- Neros Technologies announced on July 10, 2026, that it is developing Bandit, a counter-unmanned aircraft system interceptor drone.
- The company said it will document Bandit's development publicly, with full updates posted to its YouTube channel.
The company that helped supply Ukraine’s front lines with cheap, mass-produced attack drones just announced it is racing to build the exact opposite: a drone built specifically to hunt and kill other drones. Neros Technologies posted a video on July 10 showing early testing of what the company calls Bandit, a counter-unmanned aircraft system, or c-UAS, interceptor drone.
“Follow along as we rapidly develop and launch Bandit, our c-UAS interceptor drone,” Neros said in the post, adding that fuller updates would be posted to the company’s YouTube channel.

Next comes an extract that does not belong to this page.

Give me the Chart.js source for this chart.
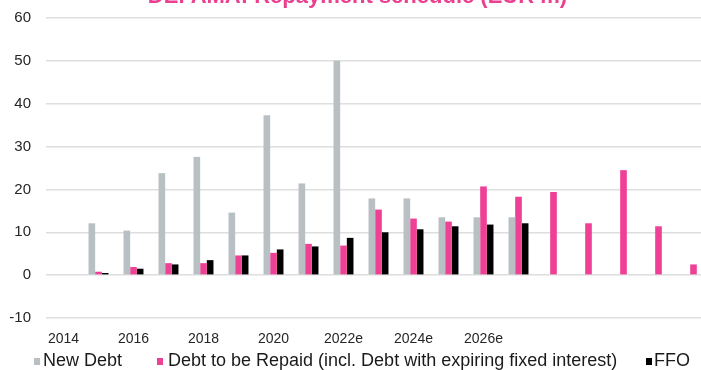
<!DOCTYPE html>
<html>
<head>
<meta charset="utf-8">
<script src="https://cdn.jsdelivr.net/npm/chart.js@4"></script>
<style>
  html, body { margin:0; padding:0; background:#fff; overflow:hidden; }
  #wrap { position:relative; width:701px; height:370px; overflow:hidden; }
  #chart { position:absolute; left:0; top:-20px; }
</style>
</head>
<body>
<div id="wrap"><canvas id="chart" width="715" height="390"></canvas></div>
<script>
const years = ["2014","2015","2016","2017","2018","2019","2020","2021","2022e","2023e","2024e","2025e","2026e","2027e","2028e","2029e","2030e","2031e","2032e"];
const xTickLabels = ["2014","","2016","","2018","","2020","","2022e","","2024e","","2026e","","","","","",""];
const newDebt = [null,12.1,10.4,23.8,27.6,14.6,37.3,21.4,50.0,17.9,17.9,13.5,13.5,13.5,null,null,null,null,null];
const repaid  = [null,0.8,1.9,2.8,2.8,4.6,5.2,7.3,6.9,15.3,13.2,12.5,20.7,18.3,19.4,12.1,24.5,11.4,2.5];
const ffo     = [null,0.5,1.5,2.5,3.5,4.6,6.0,6.7,8.7,10.0,10.7,11.4,11.8,12.1,null,null,null,null,null];
const yTicks  = [-10,0,10,20,30,40,50,60];

const seriesNames = ["New Debt","Debt to be Repaid (incl. Debt with expiring fixed interest)","FFO"];
const seriesColors = ["#B8C0C4","#EE4196","#000000"];
const title = "DEFAMA: Repayment schedule (EUR m)";

const tickFont = "'Liberation Sans', Arial, sans-serif";

// title + legend drawn by hand, the original legend has uneven gaps
const decor = {
  id: "decor",
  afterDraw(chart){
    const ctx = chart.ctx;
    ctx.save();
    ctx.fillStyle = "#EB3F90";
    ctx.font = "bold 22px 'Liberation Sans', Arial, sans-serif";
    ctx.textAlign = "center";
    ctx.textBaseline = "alphabetic";
    ctx.fillText(title, chart.width/2, 23);

    const items = [{box:34, text:43}, {box:157, text:168}, {box:646, text:654}];
    ctx.font = "18px 'Liberation Sans', Arial, sans-serif";
    ctx.textAlign = "left";
    items.forEach((it,i) => {
      ctx.fillStyle = seriesColors[i];
      ctx.fillRect(it.box, 378, 6, 7);
      ctx.fillStyle = "#1a1a1a";
      ctx.fillText(seriesNames[i], it.text, 386);
    });
    ctx.restore();
  }
};

new Chart(document.getElementById("chart").getContext("2d"), {
  type: "bar",
  data: {
    labels: years,
    datasets: [newDebt, repaid, ffo].map((d,i) => ({
      label: seriesNames[i], data: d, backgroundColor: seriesColors[i],
      categoryPercentage: 0.57, barPercentage: 1.0, borderWidth: 0
    }))
  },
  options: {
    responsive: false,
    animation: false,
    layout: { padding: { top: 38, right: 4, bottom: 0, left: 0 } },
    plugins: { legend: { display: false }, title: { display: false }, tooltip: { enabled: false } },
    scales: {
      x: {
        grid: { display: false },
        border: { display: false },
        ticks: {
          autoSkip: false, maxRotation: 0, padding: 5, color: "#262626",
          font: { family: tickFont, size: 14 },
          callback: (v, i) => xTickLabels[i]
        },
        afterFit: s => { s.height = 52; }
      },
      y: {
        min: -10, max: 60,
        grid: { color: "#dedede", lineWidth: 1.5, drawTicks: false },
        border: { display: false },
        afterBuildTicks: s => { s.ticks = yTicks.map(v => ({ value: v })); },
        ticks: { padding: 15, color: "#262626", font: { family: tickFont, size: 15 } },
        afterFit: s => { s.width = 46; }
      }
    }
  },
  plugins: [decor]
});
</script>
</body>
</html>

Understanding why Neros is moving into counter-drone technology now requires understanding what the company has already built its reputation on. Neros, founded in 2023 by former professional drone racers Soren Monroe-Anderson and Olaf Hichwa, built its business around the Archer, an 8-inch first-person-view quadcopter designed to be cheap, expendable, and free of Chinese-made components, a deliberate design choice given how heavily the broader commercial drone industry depends on Chinese suppliers like DJI. The Archer can carry a 4.5 lb (2 kg) payload out to a range exceeding 12 miles (19 km), and Neros has scaled production dramatically since the company’s early days building drones in a garage, with reporting from The Economist indicating output reached roughly 2,000 units per day by December 2025. Roughly two-thirds of that production has gone to Ukraine, where Neros supplied 6,000 drones under a contract with the International Drone Coalition, while the remainder has flowed to U.S. military customers including the Marine Corps, which awarded Neros a $17 million contract for 8,000 Archer Strike drones, the Army, and U.S. Special Operations Command.

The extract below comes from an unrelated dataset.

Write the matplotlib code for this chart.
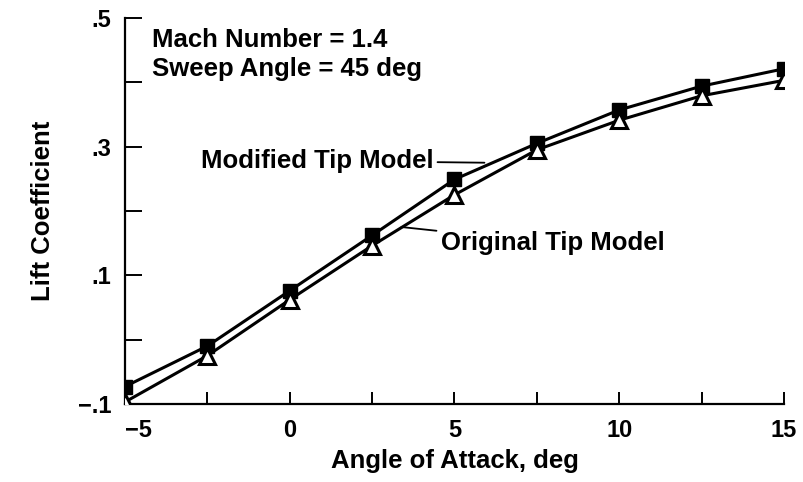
import matplotlib
matplotlib.use("Agg")
import matplotlib.pyplot as plt

plt.rcParams['font.family'] = ['Liberation Sans', 'DejaVu Sans']
plt.rcParams['font.weight'] = 'bold'

alpha = [-5, -2.5, 0, 2.5, 5, 7.5, 10, 12.5, 15]
cl_modified = [-0.073, -0.010, 0.076, 0.162, 0.249, 0.305, 0.357, 0.394, 0.421]
cl_original = [-0.097, -0.025, 0.062, 0.146, 0.225, 0.295, 0.341, 0.379, 0.403]
xticks = [-5, 0, 5, 10, 15]
xtick_labels = ['\u22125', '0', '5', '10', '15']
yticks = [-0.1, 0.1, 0.3, 0.5]
ytick_labels = ['\u2212.1', '.1', '.3', '.5']
yminor = [0.0, 0.2, 0.4]
xminor = [-2.5, 2.5, 7.5, 12.5]

fig = plt.figure(figsize=(8.04, 4.82), dpi=100)
ax = fig.add_axes([0.1555, 0.162, 0.8195, 0.8007])

ax.plot(alpha, cl_modified, color='black', lw=2.2, marker='s', ms=10.5,
        mfc='black', mec='black', zorder=3)
ax.plot(alpha, cl_original, color='black', lw=2.2, marker='^', ms=12,
        mfc='white', mec='black', mew=2.2, zorder=4)

ax.set_xlim(-5, 15)
ax.set_ylim(-0.1, 0.5)
ax.spines['top'].set_visible(False)
ax.spines['right'].set_visible(False)
for s in ['left', 'bottom']:
    ax.spines[s].set_linewidth(1.6)

ax.set_xticks(xticks)
ax.set_xticklabels(xtick_labels)
ax.set_xticks(xminor, minor=True)
ax.set_yticks(yticks)
ax.set_yticklabels(ytick_labels)
ax.set_yticks(yminor, minor=True)
ax.tick_params(axis='both', which='both', direction='in', width=1.4, labelsize=17)
ax.tick_params(axis='y', which='both', length=12, pad=10)
ax.tick_params(axis='x', which='both', length=9, pad=11)
ax.get_xticklabels()[0].set_horizontalalignment('left')

ax.set_xlabel('Angle of Attack, deg', fontsize=18.5, fontweight='bold', labelpad=5)
ax.set_ylabel('Lift Coefficient', fontsize=18.5, fontweight='bold', labelpad=16)

ax.text(0.041, 0.975, 'Mach Number = 1.4\nSweep Angle = 45 deg',
        transform=ax.transAxes, fontsize=18.5, fontweight='bold',
        va='top', ha='left', linespacing=1.3)

ax.annotate('Modified Tip Model', xy=(5.91, 0.275), xytext=(4.36, 0.278),
            fontsize=18.5, fontweight='bold', ha='right', va='center',
            arrowprops=dict(arrowstyle='-', color='black', lw=1.3,
                            shrinkA=1, shrinkB=0))
ax.annotate('Original Tip Model', xy=(3.39, 0.175), xytext=(4.58, 0.150),
            fontsize=18.5, fontweight='bold', ha='left', va='center',
            arrowprops=dict(arrowstyle='-', color='black', lw=1.3,
                            shrinkA=1, shrinkB=0))

fig.savefig('out.png', dpi=100)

Bandit represents a meaningful pivot for a company that has spent its short history almost entirely focused on one-way attack drones rather than defensive interception, though the shift is not without precedent inside Neros’s existing partnerships. The company has already worked with counter-drone technology firm CX2 Industries to integrate an RF-seeking payload called Vadris onto the Archer platform, creating a system designed to locate and track the radio signals of an enemy drone’s pilot rather than intercept the drone itself in flight. Bandit appears to represent a more direct interception approach instead, aiming to physically stop hostile drones in the air rather than simply locating the operator flying them, a capability gap that has become increasingly urgent as adversary drone attacks have grown more frequent and more difficult to counter using traditional air defense systems built for faster, larger aircraft.

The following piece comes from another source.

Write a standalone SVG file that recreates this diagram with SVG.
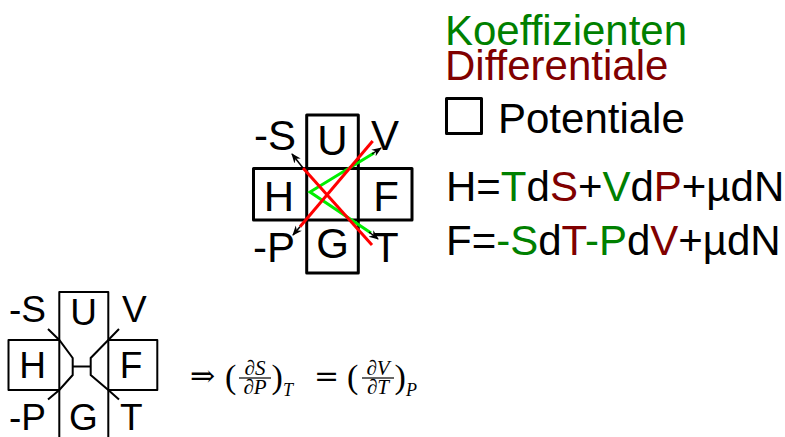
<svg xmlns="http://www.w3.org/2000/svg" width="785" height="437" viewBox="0 0 785 437">
<style>
text{font-family:"Liberation Sans",Arial,sans-serif;fill:#000}
.big{font-size:42px}
.mid{font-size:37px}
.leg{font-size:42px}
.grn{fill:#008000}
.dred{fill:#800000}
.box{fill:none;stroke:#000;stroke-width:3;stroke-linejoin:round}
.box2{fill:none;stroke:#000;stroke-width:2;stroke-linejoin:round}
.ln{fill:none;stroke:#000;stroke-width:2}
.red{stroke:#ff0000;stroke-width:3;fill:none}
.grl{stroke:#00ee00;stroke-width:3;fill:none}
.blk{stroke:#000;stroke-width:1.5;fill:none}
.m{font-family:"Liberation Serif","DejaVu Serif",serif}
.ms{font-family:"DejaVu Serif",serif}
.mi{font-family:"Liberation Serif","DejaVu Serif",serif;font-style:italic}
</style>
<defs>
<marker id="ah" viewBox="0 0 10 10" refX="9" refY="5" markerWidth="10" markerHeight="10" markerUnits="userSpaceOnUse" orient="auto">
<path d="M0,1 L10,5 L0,9 L3,5 Z" fill="#000"/>
</marker>
</defs>

<g id="top-square">
<path class="box" d="M306.7,115 H358.3 V273 H306.7 Z"/>
<path class="box" d="M253.5,168.5 H412 V220 H253.5 Z"/>
</g>
<g id="top-labels">
<text class="big" x="296" y="150" text-anchor="end">-S</text>
<text class="big" x="332.5" y="155" text-anchor="middle">U</text>
<text class="big" x="371" y="150">V</text>
<text class="big" x="279" y="211" text-anchor="middle">H</text>
<text class="big" x="386" y="211" text-anchor="middle">F</text>
<text class="big" x="295" y="262" text-anchor="end">-P</text>
<text class="big" x="332.5" y="258" text-anchor="middle">G</text>
<text class="big" x="373" y="262">T</text>
</g>
<g id="connectors">
<polyline class="grl" points="374,153 310,192 371,233"/>
<line class="blk" x1="372" y1="154" x2="381" y2="148" marker-end="url(#ah)"/>
<line class="blk" x1="369" y1="232" x2="378" y2="239" marker-end="url(#ah)"/>
<line class="red" x1="372.7" y1="141" x2="300" y2="226.7"/>
<line class="red" x1="303" y1="168" x2="372" y2="245"/>
<line class="blk" x1="303" y1="168" x2="292" y2="154" marker-end="url(#ah)"/>
<line class="blk" x1="300" y1="226.7" x2="293" y2="235" marker-end="url(#ah)"/>
</g>

<g id="legend">
<text class="leg grn" x="445" y="45">Koeffizienten</text>
<text class="leg dred" x="445" y="80">Differentiale</text>
<rect class="box" x="446.5" y="98.5" width="35" height="35"/>
<text class="leg" x="498" y="133">Potentiale</text>
<text class="leg" x="446" y="201">H=<tspan class="grn">T</tspan>d<tspan class="dred">S</tspan>+<tspan class="grn">V</tspan>d<tspan class="dred">P</tspan>+µdN</text>
<text class="leg" x="446" y="255">F=<tspan class="grn">-S</tspan>d<tspan class="dred">T</tspan><tspan class="grn">-P</tspan>d<tspan class="dred">V</tspan>+µdN</text>
</g>

<g id="bottom-square">
<path class="box2" d="M59.3,437 V292 H108.3 V437"/>
<path class="box2" d="M59.3,340 H8.5 V390 H59.3 M108.3,340 H157.3 V390 H108.3"/>
<path class="ln" d="M48,329 L59.3,340 L72.7,358 V375 L59.3,390 L48,399.5"/>
<path class="ln" d="M119,329 L108.3,340 L90.7,358 V375 L108.3,390 L119,399.5"/>
<path class="ln" d="M72.7,366.5 H90.7"/>
</g>
<g id="bottom-labels">
<text class="mid" x="9" y="322">-S</text>
<text class="mid" x="83.5" y="325" text-anchor="middle">U</text>
<text class="mid" x="122" y="322">V</text>
<text class="mid" x="32.5" y="378" text-anchor="middle">H</text>
<text class="mid" x="131" y="378" text-anchor="middle">F</text>
<text class="mid" x="9" y="430">-P</text>
<text class="mid" x="83.5" y="430" text-anchor="middle">G</text>
<text class="mid" x="120" y="430">T</text>
</g>

<g id="equation">
<text class="ms" x="190" y="386" font-size="30">⇒</text>
<text class="m" x="225" y="388" font-size="34">(</text>
<text class="m" x="255" y="374.5" font-size="21" text-anchor="middle">∂<tspan class="mi">S</tspan></text>
<line x1="239" y1="378" x2="271" y2="378" stroke="#000" stroke-width="1.2"/>
<text class="m" x="255" y="394" font-size="21" text-anchor="middle">∂<tspan class="mi">P</tspan></text>
<text class="m" x="271.5" y="388" font-size="34">)</text>
<text class="mi" x="283" y="396" font-size="18">T</text>
<text class="ms" x="314" y="386" font-size="30">=</text>
<text class="m" x="347" y="388" font-size="34">(</text>
<text class="m" x="378" y="374.5" font-size="21" text-anchor="middle">∂<tspan class="mi">V</tspan></text>
<line x1="362" y1="378" x2="394" y2="378" stroke="#000" stroke-width="1.2"/>
<text class="m" x="378" y="394" font-size="21" text-anchor="middle">∂<tspan class="mi">T</tspan></text>
<text class="m" x="394.5" y="388" font-size="34">)</text>
<text class="mi" x="406" y="396" font-size="18">P</text>
</g>
</svg>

The broader U.S. military counter-drone market Neros is entering has already attracted substantial competition and investment. The Marine Corps awarded Anduril $200 million in 2024 to integrate its Anvil drone interceptor into the MADIS Mark 2 counter-UAS system, followed by a separate $642 million base defense contract in March 2025 that also included Anvil systems, while the Army has requested $111 million in its fiscal year 2026 budget to procure 6,000 Coyote Block 2 interceptors and 700 Block 3 variants, alongside hundreds of associated launchers and radar systems. That level of sustained Pentagon investment reflects a strategic reality that has become increasingly stark since Russia’s invasion of Ukraine and, more recently, drone attacks on shipping in the Strait of Hormuz: expensive, traditional air defense systems like Patriot batteries, which fire interceptors costing millions of dollars apiece, are economically unsustainable against swarms of drones that can cost as little as a few thousand dollars each, forcing the Pentagon to develop cheaper, purpose-built interceptors that can match the cost curve of the threats they are meant to defeat.
Neros enters that competition with an advantage few rivals can claim, namely a manufacturing base and cost structure already proven at scale through its Archer production line. Whether Bandit can translate that same low-cost, high-volume manufacturing approach into an effective interceptor remains an open question the company has not yet answered publicly, since building a drone that reliably finds, tracks, and destroys another fast-moving drone in flight presents a fundamentally different engineering challenge than building a one-way attack drone flown deliberately into a stationary or slow-moving target by a human operator. Interceptor drones generally require far more sophisticated onboard sensors and either autonomous guidance or extremely fast human reaction times to successfully close on an evasive, actively piloted target, a technical bar that has proven difficult even for established defense contractors with years of guided munitions experience.